Friday, March 18, 2011

June 26, 2010

Taxonomy and the evolution of primates teaches the relation of fingers to intelligence, the more articulated the finger the greater the dexterity, until vocables come next. Symbol-making, what distinguishes humans, results from hands, not the tongue. What were the symbols? Cairns, crosses, fertility objects, painted herds of deer or bison, geese effigies above altars. Not the symbol but an image to invoke one creature, the image being the creature until the creature comes of its own accord. For the sake of shorthand, the symbol arrives, maybe the synecdoche.

A French prisoner, his face tattooed, had killed his cell-mate to eat his lung—I can’t recall if he’d consumed both lobes. Maybe one was enough. Was a sexual impulse involved, the desire to consume the beloved, just as a man might bite the shoulder of a woman during the act? On that sunny arid day I’d taken my Claritin D and was as high as a kite. I was jogging slowly besides a drainage ditch choked with wildflowers—buttercups, white-petalled daisies, and purple vetch. As I breathed deeply and looked at the flower-filled ditch and the lowlands around it, so suitable for a vernal pool the size of a large cow-pond, nearly as wide as some playing-field for an aboriginal sport, I thought of the lungs as a sieve pulling in waves of air as the ditch and the nearly level swampland breathes in water, filtering the nutrients from these elements through wild plants or capillaries until the whole field bursts into flower or the running subject rejuvenates, witnessing the actions of weeds comb the rainwater and the runoff untilo the sun comes out and the eyes and pistils of the wildflowers burst into irregular nebulas of color. Ahead was an access road of unusually red soil with the spruce on either side cut down, looking as if an expansion of housing developments into the woods were being planned, descending into the woods in sharper, more rutted steps. I was taken by the odor of sap, but as it became clear that the road would be harder to negotiate, I about-faced. Once in sight the aquatic center resembled a secure block of semi-clear glass or burnished steel, reflecting the sky and its sparse clouds.
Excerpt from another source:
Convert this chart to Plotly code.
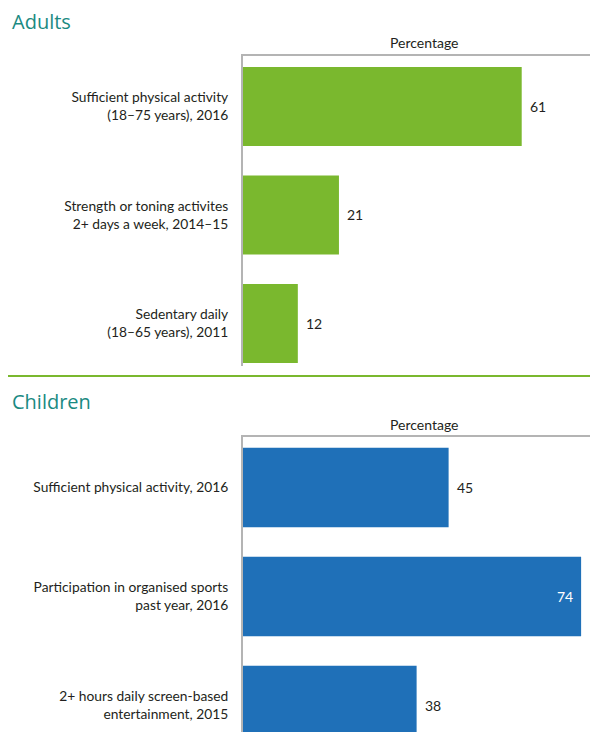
import plotly.graph_objects as go

adult_categories = ["Sufficient physical activity<br>(18–75 years), 2016",
                    "Strength or toning activites<br>2+ days a week, 2014–15",
                    "Sedentary daily<br>(18–65 years), 2011"]
adult_values = [61, 21, 12]
child_categories = ["Sufficient physical activity, 2016",
                    "Participation in organised sports<br>past year, 2016",
                    "2+ hours daily screen-based<br>entertainment, 2015"]
child_values = [45, 74, 38]
axis_title = "Percentage"
panel_titles = ["Adults", "Children"]

# page body has an 8px margin; the visible figure area is 582 x 724 starting at (8, 8)
OFF = 8
W, H = 598 - 2 * OFF, 740 - 2 * OFF
GREEN = "#7ab82e"
BLUE = "#1f70b8"
TEAL = "#1a8a82"
TXT = "#231f20"
FONT = "Lato"
AXIS_LEFT = 243
RIGHT = OFF + W
XR = [0, (RIGHT - AXIS_LEFT) / 4.569]
SCALE = (RIGHT - AXIS_LEFT) / (XR[1] - XR[0])

def pxx(px):
    return (px - OFF) / W

def pyy(py):
    return 1 - (py - OFF) / H

def value_label(v, xref, yref, cat):
    # outside the bar when it fits in the visible area, otherwise inside in white
    end = AXIS_LEFT + v * SCALE
    width = 7.6 * len(str(v))
    base = dict(x=v, y=cat, xref=xref, yref=yref, text=str(v), showarrow=False)
    if end + 6 + width <= RIGHT - 1:
        return dict(**base, xanchor="left", xshift=6,
                    font=dict(family=FONT, size=14, color=TXT))
    return dict(**base, xanchor="right", xshift=-6,
                font=dict(family=FONT, size=14, color="white"))

fig = go.Figure()
fig.add_trace(go.Bar(y=adult_categories, x=adult_values, orientation="h",
                     marker=dict(color=GREEN, line=dict(width=0)),
                     xaxis="x", yaxis="y", hoverinfo="skip"))
fig.add_trace(go.Bar(y=child_categories, x=child_values, orientation="h",
                     marker=dict(color=BLUE, line=dict(width=0)),
                     xaxis="x2", yaxis="y2", hoverinfo="skip"))

common_x = dict(domain=[pxx(AXIS_LEFT), 1], range=XR, side="top", showline=True,
                linecolor="#b4b4b4", linewidth=2, showticklabels=False,
                showgrid=False, zeroline=False, ticks="")
common_y = dict(showline=True, linecolor="#b4b4b4", linewidth=2,
                showgrid=False, zeroline=False, ticks="outside", ticklen=10,
                tickcolor="rgba(0,0,0,0)", tickfont=dict(family=FONT, size=13.8, color=TXT))

child_bottom = OFF + H
fig.update_layout(
    width=W, height=H, margin=dict(l=0, r=0, t=0, b=0),
    paper_bgcolor="white", plot_bgcolor="white", showlegend=False,
    bargap=0.272,
    xaxis=dict(anchor="y", **common_x),
    yaxis=dict(anchor="x", domain=[pyy(366), pyy(56)], range=[2.392, -0.465],
               categoryorder="array", categoryarray=adult_categories, **common_y),
    xaxis2=dict(anchor="y2", **common_x),
    yaxis2=dict(anchor="x2", domain=[0, pyy(437)],
                range=[2 + (child_bottom - 705.5) / 109, -0.463],
                categoryorder="array", categoryarray=child_categories, **common_y),
)

anns = []
for cat, v in zip(adult_categories, adult_values):
    anns.append(value_label(v, "x", "y", cat))
for cat, v in zip(child_categories, child_values):
    anns.append(value_label(v, "x2", "y2", cat))
for ypx in (42, 424):
    anns.append(dict(x=pxx(424), y=pyy(ypx), xref="paper", yref="paper", text=axis_title,
                     showarrow=False, xanchor="center", yanchor="middle",
                     font=dict(family=FONT, size=14, color=TXT)))
for t, ypx in zip(panel_titles, (21, 401)):
    anns.append(dict(x=pxx(10), y=pyy(ypx), xref="paper", yref="paper", text=t,
                     showarrow=False, xanchor="left", yanchor="middle",
                     font=dict(family="Open Sans", size=20, color=TEAL)))
fig.update_layout(annotations=anns)

fig.add_shape(type="line", xref="paper", yref="paper", x0=0, x1=1, y0=pyy(376), y1=pyy(376),
              line=dict(color=GREEN, width=2))

fig.write_html("out.html")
Lebanon, an old mill town, quiet in summer evenings, deserted almost, the largest crowds beneath the lights of the ice-cream stand. Otherwise the parking spaces around the darkened commons free, a handful of boys in their early teens in the commons, others either home or by the lakeside with their families; the families have left their roomy white Colonials for the weekend.
………………………….

Those engineers are going to steer the course of the stars someday, re-route the gorges, merge rivers.
And after flooding their ancestors’ hamlets,
Maybe colonize Mars, and drive canals between craters.
How the salesmen with that frosted hair would like a little piece of their magic.
They’ll colonize the castles made among the stars
They control like some stage machinery.
The perpetual shift of stage sets revealing their machinery.
Certainly I won’t have the key to this sideshow
Half-infatuated by Lindsay Lohan in her backless dress
In transit to the courtroom on the MS network dot-com—
Let me read my messages. Rather, I don’t get much mail.
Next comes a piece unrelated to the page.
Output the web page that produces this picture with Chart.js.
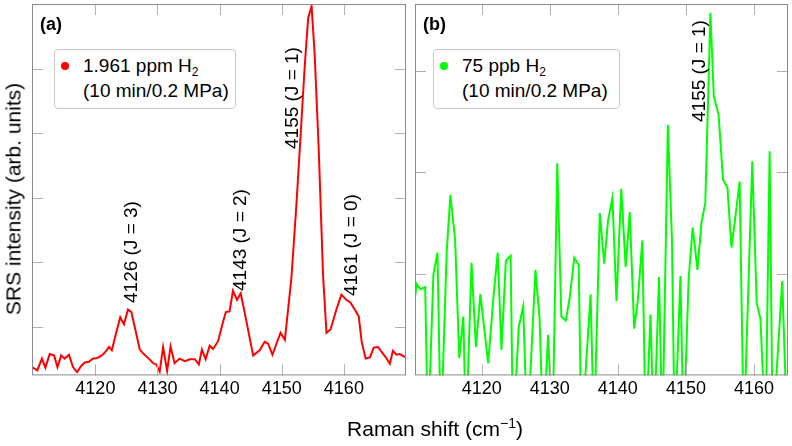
<!DOCTYPE html>
<html>
<head>
<meta charset="utf-8">
<script src="https://cdn.jsdelivr.net/npm/chart.js@4.4.0/dist/chart.umd.min.js"></script>
<style>
body{margin:0;background:#fff;font-family:"Liberation Sans",Arial,sans-serif;}
#wrap{position:relative;width:792px;height:446px;overflow:hidden;background:#fff}
#chartA{position:absolute;left:0;top:0}
#chartB{position:absolute;left:410px;top:0}
.txt{position:absolute;white-space:nowrap;color:#000;line-height:1}
.leyenda{position:absolute;border:1px solid #c8c8c8;border-radius:4px;background:#fff;box-sizing:border-box}
.punto{position:absolute;width:8px;height:8px;border-radius:50%}
.rot{position:absolute;white-space:nowrap;font-size:19px;line-height:20px;transform-origin:0 0;transform:rotate(-90deg) translate(0,-50%)}
sub{font-size:12px;vertical-align:-4px;line-height:0}
sup{font-size:14px;vertical-align:8px;line-height:0}
</style>
</head>
<body>
<div id="wrap">
  <canvas id="chartA" width="410" height="446"></canvas>
  <canvas id="chartB" width="382" height="446"></canvas>

  <div class="txt" style="left:40px;top:15px;font-size:18px;font-weight:bold">(a)</div>
  <div class="txt" style="left:423px;top:15px;font-size:18px;font-weight:bold">(b)</div>

  <div class="leyenda" style="left:54px;top:49px;width:182px;height:60px"></div>
  <div class="punto" style="left:61px;top:62px;background:#ff0000"></div>
  <div class="txt" style="left:83px;top:56px;font-size:19px">1.961 ppm H<sub>2</sub></div>
  <div class="txt" style="left:83px;top:81px;font-size:19px">(10 min/0.2 MPa)</div>

  <div class="leyenda" style="left:433px;top:49px;width:187px;height:60px"></div>
  <div class="punto" style="left:440px;top:62px;background:#00ff00"></div>
  <div class="txt" style="left:462px;top:56px;font-size:19px">75 ppb H<sub>2</sub></div>
  <div class="txt" style="left:462px;top:81px;font-size:19px">(10 min/0.2 MPa)</div>

  <div class="txt" style="left:13px;top:199px;font-size:21px;transform:translate(-50%,-50%) rotate(-90deg)">SRS intensity (arb. units)</div>
  <div class="txt" style="left:435px;top:428px;font-size:21px;transform:translate(-50%,-50%)">Raman shift (cm<sup>−1</sup>)</div>
</div>

<script>
// Marcas del eje x (ambos paneles)
const ticksRaman = [4120, 4130, 4140, 4150, 4160]

// Datos panel (a): 1.961 ppm H2
const ramanA = [4109.8, 4110.66, 4111.4, 4111.95, 4112.65, 4113.35, 4113.9, 4114.5, 4115.05, 4115.75,
  4116.4, 4117.05, 4117.75, 4118.3, 4118.95, 4119.6, 4120.3, 4121.05, 4121.75, 4122.2,
  4122.65, 4123.4, 4124.0, 4124.6, 4125.25, 4125.8, 4126.5, 4127.15, 4127.8, 4128.6,
  4129.3, 4129.8, 4130.35, 4130.9, 4131.55, 4132.1, 4132.75, 4133.55, 4134.4, 4135.2,
  4136.0, 4136.65, 4137.15, 4137.75, 4138.4, 4138.95, 4139.75, 4140.45, 4141.0, 4141.6,
  4142.15, 4142.8, 4143.4, 4144.2, 4145.4, 4146.45, 4147.25, 4147.8, 4148.5, 4149.8,
  4150.5, 4151.55, 4152.35, 4153.0, 4153.7, 4154.25, 4154.8, 4155.3, 4155.95, 4156.65,
  4157.2, 4157.85, 4158.8, 4159.6, 4160.4, 4161.05, 4161.75, 4162.4, 4162.85, 4163.5,
  4164.2, 4164.8, 4165.5, 4166.2, 4166.75, 4167.4, 4167.9, 4168.45, 4169.0, 4169.55, 4170.0]
const intensidadA = [-0.62, -0.67, -0.49, -0.63, -0.42, -0.44, -0.62, -0.44, -0.49, -0.43,
  -0.62, -0.70, -0.60, -0.55, -0.54, -0.49, -0.48, -0.44, -0.37, -0.31,
  -0.36, -0.07, 0.15, 0.04, 0.27, 0.23, -0.07, -0.35, -0.42, -0.49,
  -0.56, -0.58, -0.69, -0.31, -0.68, -0.30, -0.56, -0.49, -0.53, -0.50,
  -0.50, -0.58, -0.35, -0.50, -0.29, -0.34, -0.22, 0.04, 0.23, 0.24,
  0.56, 0.42, 0.52, 0.14, -0.44, -0.36, -0.23, -0.26, -0.43, -0.09,
  -0.20, 0.75, 1.88, 2.91, 4.04, 4.78, 4.97, 4.22, 2.75, 0.80,
  -0.09, -0.04, 0.27, 0.50, 0.42, 0.38, 0.27, 0.16, -0.22, -0.49,
  -0.47, -0.32, -0.31, -0.40, -0.47, -0.57, -0.37, -0.43, -0.42, -0.45, -0.47]

// Datos panel (b): 75 ppb H2
const ramanB = [4110.1, 4110.45, 4111.0, 4111.7, 4112.1, 4112.9, 4113.5, 4114.0, 4114.85, 4115.4,
  4116.1, 4116.7, 4117.3, 4117.7, 4118.5, 4119.15, 4119.8, 4120.95, 4121.7, 4122.35,
  4122.9, 4123.55, 4124.25, 4124.6, 4125.45, 4126.1, 4126.7, 4127.9, 4128.5, 4129.05,
  4129.75, 4130.4, 4131.1, 4131.7, 4132.35, 4132.9, 4133.6, 4134.25, 4134.65, 4136.0,
  4136.5, 4137.35, 4138.0, 4138.55, 4139.2, 4139.8, 4140.5, 4141.15, 4141.75, 4142.4,
  4142.95, 4143.6, 4144.1, 4144.8, 4145.3, 4146.05, 4146.55, 4147.35, 4147.95, 4148.35,
  4149.2, 4149.65, 4150.4, 4151.0, 4151.7, 4152.3, 4152.85, 4153.6, 4154.1, 4154.8,
  4155.45, 4156.1, 4156.7, 4157.3, 4157.9, 4158.5, 4159.75, 4160.4, 4160.95, 4161.7,
  4162.3, 4162.75, 4164.15, 4164.9]
const intensidadB = [0.72, 0.90, 0.85, 0.87, -0.6, 0.99, 1.21, -0.6, 1.21, 1.78,
  1.33, 0.17, 0.58, -0.6, 1.11, 0.28, 0.80, 0.12, 0.75, 1.21,
  0.25, 1.13, 1.18, -0.6, 0.48, 0.68, -0.6, 1.04, 0.56, -0.6,
  0.40, -0.6, 2.09, 0.58, 0.54, 0.75, 1.16, 1.09, -0.6, 0.80,
  -0.6, 1.60, 1.10, 1.52, 1.75, 0.73, 1.84, 1.07, 1.61, 0.46,
  0.75, 1.33, -0.6, 0.60, -0.6, 0.97, -0.6, 2.47, 1.34, -0.6,
  0.98, -0.6, 0.95, 1.46, 1.04, 1.51, 1.70, 3.57, 2.75, 2.57,
  1.93, 1.85, 1.26, 1.58, 1.91, -0.6, 2.11, 0.71, 0.56, -0.6,
  2.21, -0.6, 0.93, -0.6]

// Etiquetas de picos (texto, posicion x, inicio en y)
const picosA = ['4126 (J = 3)', '4143 (J = 2)', '4155 (J = 1)', '4161 (J = 0)']
const picosAx = [4125.8, 4143.2, 4151.6, 4161.1]
const picosAy = [0.37, 0.55, 2.75, 0.48]
const picosB = ['4155 (J = 1)']
const picosBx = [4151.9]
const picosBy = [2.5]

// Marco y ticks interiores
const marco = {
    id: 'marco',
    afterDatasetsDraw(chart) {
        const ctx = chart.ctx
        const a = chart.chartArea
        const sx = chart.scales.x
        const sy = chart.scales.y
        ctx.save()
        ctx.strokeStyle = '#b0b0b0'
        ctx.lineWidth = 1
        const linea = (x1, y1, x2, y2) => {
            ctx.beginPath(); ctx.moveTo(x1, y1); ctx.lineTo(x2, y2); ctx.stroke()
        }
        for (let v = Math.ceil(sx.min / 10) * 10; v <= sx.max; v += 10) {
            const px = Math.round(sx.getPixelForValue(v)) + 0.5
            if (px - a.left < 4 || a.right - px < 4) continue
            linea(px, a.bottom, px, a.bottom - 11)
            linea(px, a.top, px, a.top + 11)
        }
        for (let v = Math.ceil(sy.min); v <= sy.max; v++) {
            const py = Math.round(sy.getPixelForValue(v)) + 0.5
            if (py - a.top < 4 || a.bottom - py < 4) continue
            linea(a.left, py, a.left + 11, py)
            linea(a.right, py, a.right - 11, py)
        }
        ctx.strokeStyle = '#8a8a8a'
        ctx.strokeRect(a.left + 0.5, a.top + 0.5, a.width - 1, a.height - 1)
        ctx.restore()
    }
}

function crearPanel(id, xs, ys, color, etiqueta, xmin, xmax, ymin, ymax, padIzq) {
    const ctx = document.getElementById(id).getContext('2d')
    return new Chart(ctx, {
        type: 'line',
        data: {
            datasets: [{
                label: etiqueta,
                data: xs.map((x, i) => ({x: x, y: ys[i]})),
                borderColor: color,
                backgroundColor: color,
                borderWidth: 2,
                pointRadius: 0,
                tension: 0,
                clip: 0
            }]
        },
        options: {
            responsive: false,
            animation: false,
            layout: { padding: { left: padIzq, right: 4, top: 4, bottom: 43 } },
            plugins: { legend: { display: false }, tooltip: { enabled: false } },
            scales: {
                x: {
                    type: 'linear',
                    min: xmin,
                    max: xmax,
                    grid: { display: false, drawTicks: false },
                    border: { display: false },
                    afterBuildTicks: scale => {
                        scale.ticks = ticksRaman.map(v => ({ value: v }))
                    },
                    ticks: {
                        autoSkip: false,
                        maxRotation: 0,
                        padding: 3,
                        color: '#000',
                        font: { family: '"Liberation Sans", Arial, sans-serif', size: 18 },
                        callback: v => String(v)
                    }
                },
                y: { display: false, min: ymin, max: ymax }
            }
        },
        plugins: [marco]
    })
}

function ponerPicos(chart, offset, textos, xs, ys) {
    const wrap = document.getElementById('wrap')
    textos.forEach((t, i) => {
        const el = document.createElement('div')
        el.className = 'rot'
        el.textContent = t
        el.style.left = (offset + chart.scales.x.getPixelForValue(xs[i])) + 'px'
        el.style.top = chart.scales.y.getPixelForValue(ys[i]) + 'px'
        wrap.appendChild(el)
    })
}

const panelA = crearPanel('chartA', ramanA, intensidadA, '#ff0000', '1.961 ppm H2', 4109.8, 4170, -0.75, 5, 32)
const panelB = crearPanel('chartB', ramanB, intensidadB, '#00ff00', '75 ppb H2', 4110.2, 4165, 0, 3.66, 5)
ponerPicos(panelA, 0, picosA, picosAx, picosAy)
ponerPicos(panelB, 410, picosB, picosBx, picosBy)
</script>
</body>
</html>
Come to think of it, that dress looks made of mylar foil,
A fabric that can be propelled through pure space
By sunlight alone. Lift it from the figure,
Lift your skirt and fly.
…………………………..

Six pots of nearly withering Romaine lettuce leaves, three other potted plants, two peppers, one tomato, bought at the Price Chopper on sale, about to dessicate on the vine. Two bags of dessicant in the basement, deemed not enough by the housing inspector. A bag of poison boken open, a bucket of antifreeze, a dead mouse. Old clay pots with dried up stems still inside them. Cobwebs on all the beams and joists. Why does this side of the house sink from the other side, as if it wished to fall? Weeds of an especially tenacious dandelion not flowering yet that I most deftly tug from the root ball to remove the plant, a plant thriving in the most granitic of soils, where the dirt drive meets the street among rubble almost too stony to walk upright, better to crawl or coax your car above the first abrupt hump before the splash of tiger-lillies that conceal the incertitude of the storage shed’s foundations.